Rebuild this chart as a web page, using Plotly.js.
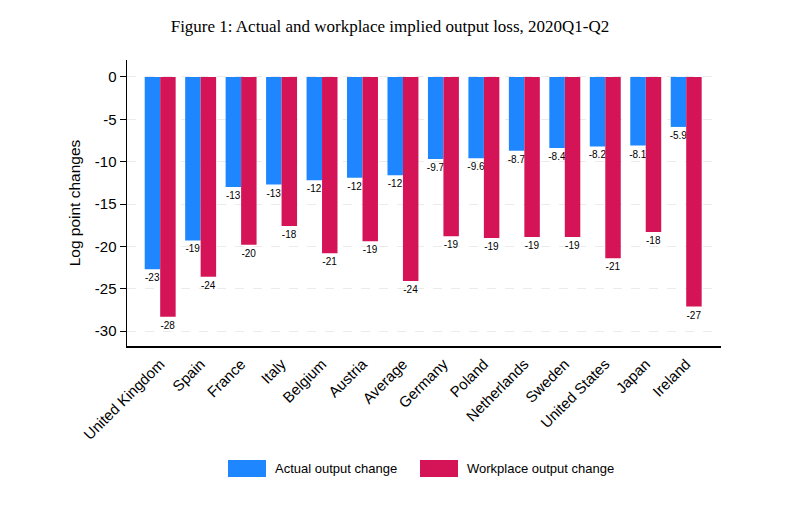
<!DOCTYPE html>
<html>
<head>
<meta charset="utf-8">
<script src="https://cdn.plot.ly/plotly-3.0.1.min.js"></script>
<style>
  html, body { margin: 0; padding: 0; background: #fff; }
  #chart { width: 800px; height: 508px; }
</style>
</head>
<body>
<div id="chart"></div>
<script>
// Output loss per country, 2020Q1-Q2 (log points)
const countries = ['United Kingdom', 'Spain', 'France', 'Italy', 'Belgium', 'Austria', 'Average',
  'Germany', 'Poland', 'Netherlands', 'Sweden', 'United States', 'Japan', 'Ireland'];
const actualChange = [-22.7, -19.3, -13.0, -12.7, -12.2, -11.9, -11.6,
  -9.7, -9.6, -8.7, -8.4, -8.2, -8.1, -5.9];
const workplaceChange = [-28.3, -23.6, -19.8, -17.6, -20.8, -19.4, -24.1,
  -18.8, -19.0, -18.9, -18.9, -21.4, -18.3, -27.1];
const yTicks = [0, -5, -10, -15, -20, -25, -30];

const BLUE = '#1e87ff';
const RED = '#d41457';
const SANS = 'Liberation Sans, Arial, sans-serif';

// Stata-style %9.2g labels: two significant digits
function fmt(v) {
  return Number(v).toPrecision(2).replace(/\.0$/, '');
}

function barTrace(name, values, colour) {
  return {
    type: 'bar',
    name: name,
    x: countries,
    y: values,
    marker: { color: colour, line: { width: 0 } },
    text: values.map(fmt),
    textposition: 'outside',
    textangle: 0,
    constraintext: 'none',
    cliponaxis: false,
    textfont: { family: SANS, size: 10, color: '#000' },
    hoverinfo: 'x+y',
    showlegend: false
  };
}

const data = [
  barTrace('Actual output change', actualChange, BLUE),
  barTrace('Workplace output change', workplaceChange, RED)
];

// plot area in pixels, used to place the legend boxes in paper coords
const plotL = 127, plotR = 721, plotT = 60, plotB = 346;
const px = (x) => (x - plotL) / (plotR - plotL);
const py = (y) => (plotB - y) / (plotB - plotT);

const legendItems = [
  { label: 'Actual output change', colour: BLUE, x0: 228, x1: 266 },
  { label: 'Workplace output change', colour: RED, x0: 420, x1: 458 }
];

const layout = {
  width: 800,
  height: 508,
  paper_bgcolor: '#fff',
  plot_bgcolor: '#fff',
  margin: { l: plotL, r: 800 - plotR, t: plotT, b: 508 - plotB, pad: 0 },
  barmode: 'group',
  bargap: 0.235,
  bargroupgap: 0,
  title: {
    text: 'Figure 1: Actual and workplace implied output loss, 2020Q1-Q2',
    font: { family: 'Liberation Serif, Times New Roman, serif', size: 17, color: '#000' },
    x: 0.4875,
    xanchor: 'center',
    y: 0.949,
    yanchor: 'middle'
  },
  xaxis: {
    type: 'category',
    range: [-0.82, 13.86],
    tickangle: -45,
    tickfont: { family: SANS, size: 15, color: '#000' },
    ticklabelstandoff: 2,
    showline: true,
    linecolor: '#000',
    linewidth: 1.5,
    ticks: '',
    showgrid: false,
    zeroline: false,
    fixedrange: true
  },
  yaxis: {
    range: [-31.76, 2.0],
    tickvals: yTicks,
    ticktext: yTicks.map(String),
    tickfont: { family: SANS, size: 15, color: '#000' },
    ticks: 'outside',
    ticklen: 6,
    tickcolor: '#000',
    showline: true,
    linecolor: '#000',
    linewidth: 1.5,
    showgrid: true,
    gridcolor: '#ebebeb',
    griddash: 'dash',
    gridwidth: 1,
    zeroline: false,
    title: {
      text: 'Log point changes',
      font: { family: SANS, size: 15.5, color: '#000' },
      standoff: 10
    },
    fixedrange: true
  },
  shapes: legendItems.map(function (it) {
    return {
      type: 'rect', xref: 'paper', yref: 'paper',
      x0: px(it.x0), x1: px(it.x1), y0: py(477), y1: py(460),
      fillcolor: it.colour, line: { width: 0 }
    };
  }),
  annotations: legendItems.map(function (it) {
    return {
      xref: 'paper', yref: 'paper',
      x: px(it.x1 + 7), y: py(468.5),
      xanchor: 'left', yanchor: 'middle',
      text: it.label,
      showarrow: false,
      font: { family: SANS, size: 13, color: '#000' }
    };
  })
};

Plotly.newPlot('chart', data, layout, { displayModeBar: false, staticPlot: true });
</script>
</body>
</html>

The exercise: Would you return the data exactly as written, without the pictures?

Result of this exercise:
Rebuild this chart as a web page, using Plotly.js.
<!DOCTYPE html>
<html>
<head>
<meta charset="utf-8">
<script src="https://cdn.plot.ly/plotly-3.0.1.min.js"></script>
<style>
  html, body { margin: 0; padding: 0; background: #fff; }
  #chart { width: 800px; height: 508px; }
</style>
</head>
<body>
<div id="chart"></div>
<script>
// Output loss per country, 2020Q1-Q2 (log points)
const countries = ['United Kingdom', 'Spain', 'France', 'Italy', 'Belgium', 'Austria', 'Average',
  'Germany', 'Poland', 'Netherlands', 'Sweden', 'United States', 'Japan', 'Ireland'];
const actualChange = [-22.7, -19.3, -13.0, -12.7, -12.2, -11.9, -11.6,
  -9.7, -9.6, -8.7, -8.4, -8.2, -8.1, -5.9];
const workplaceChange = [-28.3, -23.6, -19.8, -17.6, -20.8, -19.4, -24.1,
  -18.8, -19.0, -18.9, -18.9, -21.4, -18.3, -27.1];
const yTicks = [0, -5, -10, -15, -20, -25, -30];

const BLUE = '#1e87ff';
const RED = '#d41457';
const SANS = 'Liberation Sans, Arial, sans-serif';

// Stata-style %9.2g labels: two significant digits
function fmt(v) {
  return Number(v).toPrecision(2).replace(/\.0$/, '');
}

function barTrace(name, values, colour) {
  return {
    type: 'bar',
    name: name,
    x: countries,
    y: values,
    marker: { color: colour, line: { width: 0 } },
    text: values.map(fmt),
    textposition: 'outside',
    textangle: 0,
    constraintext: 'none',
    cliponaxis: false,
    textfont: { family: SANS, size: 10, color: '#000' },
    hoverinfo: 'x+y',
    showlegend: false
  };
}

const data = [
  barTrace('Actual output change', actualChange, BLUE),
  barTrace('Workplace output change', workplaceChange, RED)
];

// plot area in pixels, used to place the legend boxes in paper coords
const plotL = 127, plotR = 721, plotT = 60, plotB = 346;
const px = (x) => (x - plotL) / (plotR - plotL);
const py = (y) => (plotB - y) / (plotB - plotT);

const legendItems = [
  { label: 'Actual output change', colour: BLUE, x0: 228, x1: 266 },
  { label: 'Workplace output change', colour: RED, x0: 420, x1: 458 }
];

const layout = {
  width: 800,
  height: 508,
  paper_bgcolor: '#fff',
  plot_bgcolor: '#fff',
  margin: { l: plotL, r: 800 - plotR, t: plotT, b: 508 - plotB, pad: 0 },
  barmode: 'group',
  bargap: 0.235,
  bargroupgap: 0,
  title: {
    text: 'Figure 1: Actual and workplace implied output loss, 2020Q1-Q2',
    font: { family: 'Liberation Serif, Times New Roman, serif', size: 17, color: '#000' },
    x: 0.4875,
    xanchor: 'center',
    y: 0.949,
    yanchor: 'middle'
  },
  xaxis: {
    type: 'category',
    range: [-0.82, 13.86],
    tickangle: -45,
    tickfont: { family: SANS, size: 15, color: '#000' },
    ticklabelstandoff: 2,
    showline: true,
    linecolor: '#000',
    linewidth: 1.5,
    ticks: '',
    showgrid: false,
    zeroline: false,
    fixedrange: true
  },
  yaxis: {
    range: [-31.76, 2.0],
    tickvals: yTicks,
    ticktext: yTicks.map(String),
    tickfont: { family: SANS, size: 15, color: '#000' },
    ticks: 'outside',
    ticklen: 6,
    tickcolor: '#000',
    showline: true,
    linecolor: '#000',
    linewidth: 1.5,
    showgrid: true,
    gridcolor: '#ebebeb',
    griddash: 'dash',
    gridwidth: 1,
    zeroline: false,
    title: {
      text: 'Log point changes',
      font: { family: SANS, size: 15.5, color: '#000' },
      standoff: 10
    },
    fixedrange: true
  },
  shapes: legendItems.map(function (it) {
    return {
      type: 'rect', xref: 'paper', yref: 'paper',
      x0: px(it.x0), x1: px(it.x1), y0: py(477), y1: py(460),
      fillcolor: it.colour, line: { width: 0 }
    };
  }),
  annotations: legendItems.map(function (it) {
    return {
      xref: 'paper', yref: 'paper',
      x: px(it.x1 + 7), y: py(468.5),
      xanchor: 'left', yanchor: 'middle',
      text: it.label,
      showarrow: false,
      font: { family: SANS, size: 13, color: '#000' }
    };
  })
};

Plotly.newPlot('chart', data, layout, { displayModeBar: false, staticPlot: true });
</script>
</body>
</html>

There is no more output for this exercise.